The second way that hydrocarbons enter the produced water storage tank is as an entrained second phase, and this second phase is a significantly greater contributor to emissions than the dissolved hydrocarbons. To estimate emissions from the entrained liquid, the composition and volume of the material must be known. The entrained hydrocarbon droplets are the same material as the hydrocarbon liquid stream leaving the HT, a material of which the composition is typically known. However, what is usually unknown is the size or total volume of the droplets that are entrained.

Separators are designed to remove droplets of a certain diameter and larger. Typical minimum droplet diameters are in the 100- to 150-micron range. A fraction of the droplets smaller than this threshold will be entrained due to inadequate residence time in the separator. Directly measuring these droplets, either in terms of size or total volume, is difficult. The amount of entrainment is therefore typically assumed or estimated. Some individuals assume 200 ppm hydrocarbon leaving the HT with the produced water. A separator manufacturer questioned for this paper stated their typical design point is 0.5% (5000 ppm). Meanwhile, companies reclaiming hydrocarbons from produced water estimate 1 to 2% of the material entering the tank is entrained hydrocarbons.

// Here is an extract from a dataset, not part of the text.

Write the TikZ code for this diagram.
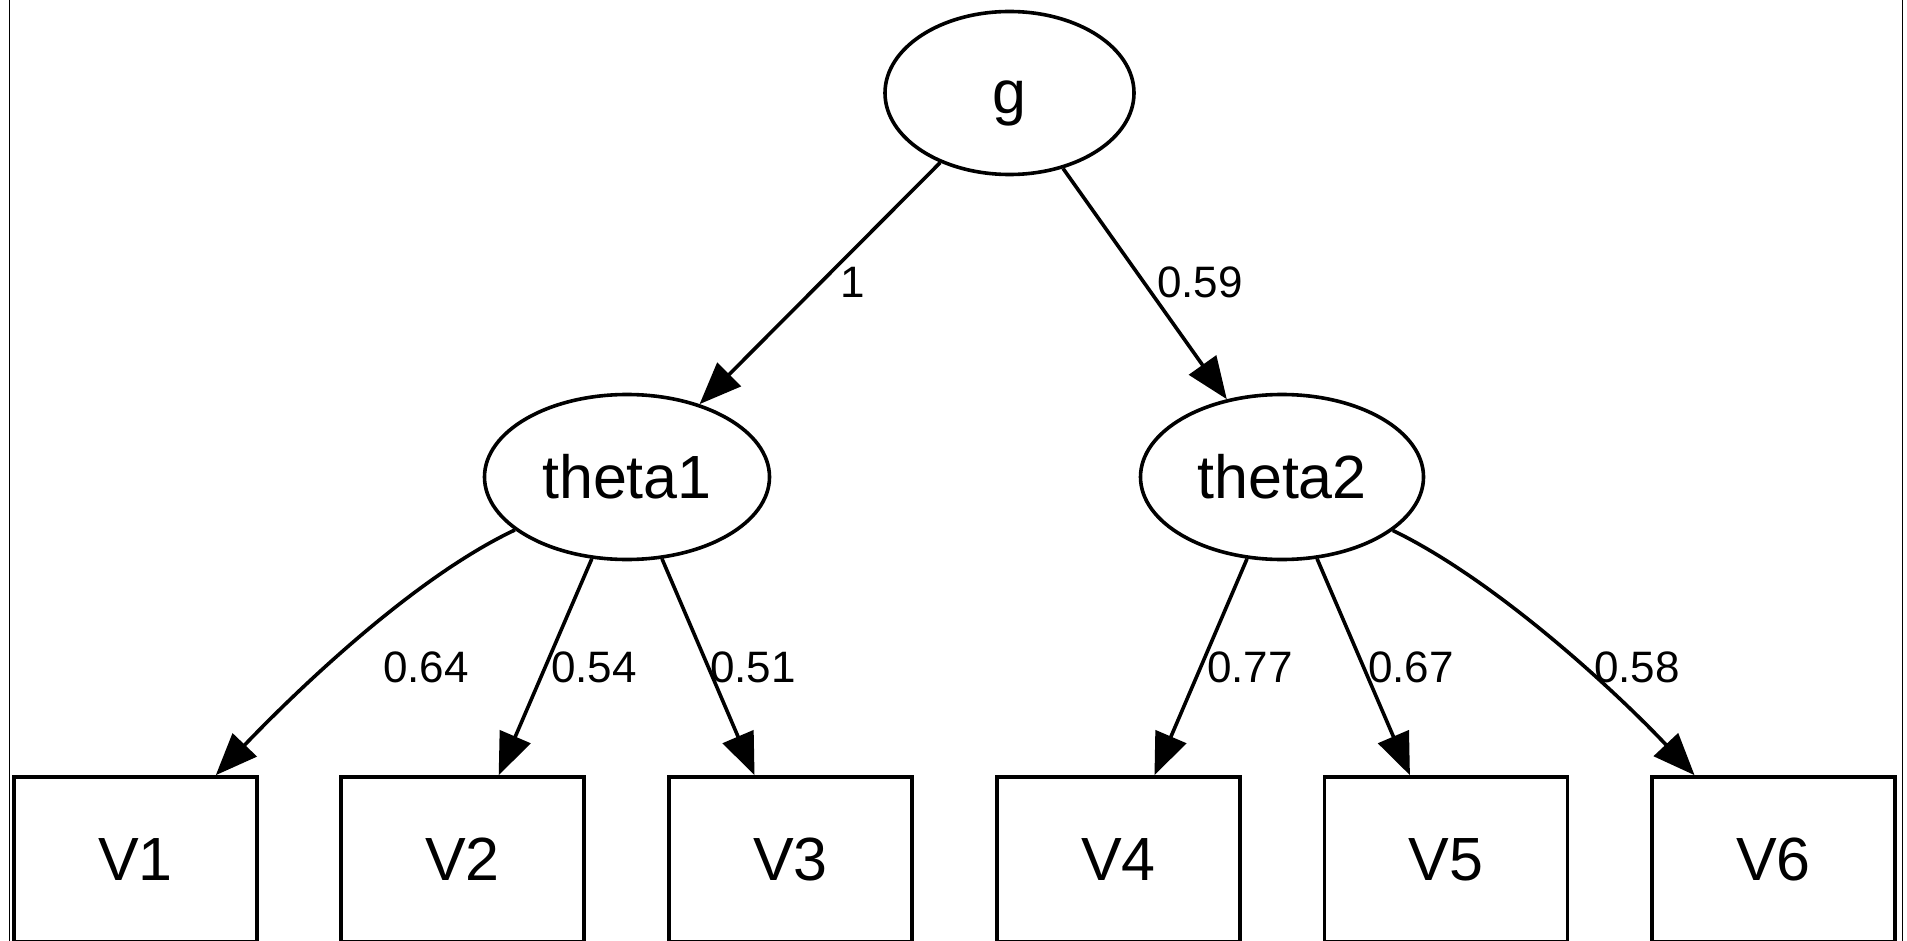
\documentclass[tikz,border=0pt]{standalone}
\usepackage{fontspec}
\setmainfont{Liberation Sans}
\usetikzlibrary{shapes.geometric,arrows.meta}
\begin{document}
\begin{tikzpicture}[x=1pt,y=1pt,
  latent/.style={ellipse,draw,line width=3.6pt,inner sep=0pt,
    font=\fontsize{61}{61}\selectfont,text height=42pt,text depth=0pt},
  observed/.style={rectangle,draw,line width=3.6pt,inner sep=0pt,
    minimum width=243pt,minimum height=165pt,
    font=\fontsize{61}{61}\selectfont,text height=42pt,text depth=0pt},
  loading/.style={line width=3.6pt,-{Triangle[length=42pt,width=33pt]}},
  wt/.style={font=\fontsize{44}{44}\selectfont,anchor=base,inner sep=0pt},
  frameline/.style={line width=1.3pt}
]
\useasboundingbox (0,0) rectangle (1907,-941);
% frame lines
\draw[frameline] (9.5,0) -- (9.5,-941);
\draw[frameline] (1902.7,0) -- (1902.7,-941);
% latent nodes
\node[latent,minimum width=249pt,minimum height=163pt] (g) at (1009.5,-93) {g};
\node[latent,minimum width=285pt,minimum height=165pt] (theta1) at (627,-477) {theta1};
\node[latent,minimum width=283pt,minimum height=165pt] (theta2) at (1282,-477) {theta2};
% observed nodes
\node[observed] (V1) at (135.5,-859.5) {V1};
\node[observed] (V2) at (462.5,-859.5) {V2};
\node[observed] (V3) at (790.5,-859.5) {V3};
\node[observed] (V4) at (1118.5,-859.5) {V4};
\node[observed] (V5) at (1446,-859.5) {V5};
\node[observed] (V6) at (1773.5,-859.5) {V6};
% edges
\draw[loading] (g) -- (theta1);
\draw[loading] (g) -- (theta2);
\draw[loading] (theta1) to[out=205.6,in=46.7,looseness=0.75] (V1);
\draw[loading] (theta1) -- (V2);
\draw[loading] (theta1) -- (V3);
\draw[loading] (theta2) -- (V4);
\draw[loading] (theta2) -- (V5);
\draw[loading] (theta2) to[out=334.5,in=133.3,looseness=0.75] (V6);
% edge labels
\node[wt] (w1) at (853,-298) {1};
\node[wt] (w2) at (1200,-298) {0.59};
\node[wt] (w3) at (426,-682) {0.64};
\node[wt] (w4) at (594,-682) {0.54};
\node[wt] (w5) at (753,-682) {0.51};
\node[wt] (w6) at (1250,-682) {0.77};
\node[wt] (w7) at (1411,-682) {0.67};
\node[wt] (w8) at (1637,-682) {0.58};
\end{tikzpicture}
\end{document}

With such widely varying estimates of entrainment and no reliable or cost effective way to measure the hydrocarbon content, it is helpful to look for alternative ways to estimate entrainment. Fortunately, one can look at what is leaving the tank to estimate what is entering. As the produced water with the entrained hydrocarbon droplets enters the storage tank, a portion of the hydrocarbons will flash due to the lower pressure and enter the vapour space. The remaining liquid hydrocarbons will eventually coalesce as a separate layer on top of the water. Care is taken to avoid removing material from the hydrocarbon layer when unloading the water. The hydrocarbon layer itself is removed periodically by the operator in known quantities. As the hydrocarbon layer is only removed intentionally, the rate at which entrained hydrocarbons enter the tank can be estimated by monitoring the rate at which they are removed.

The Environmental Protection Agency (EPA) has recommended that Chapter 7 of AP 42 [2] be followed for estimating tank WB&L emissions for organic liquid storage vessels. The rules of thumb discussed in this paper all rely on AP 42 in some manner.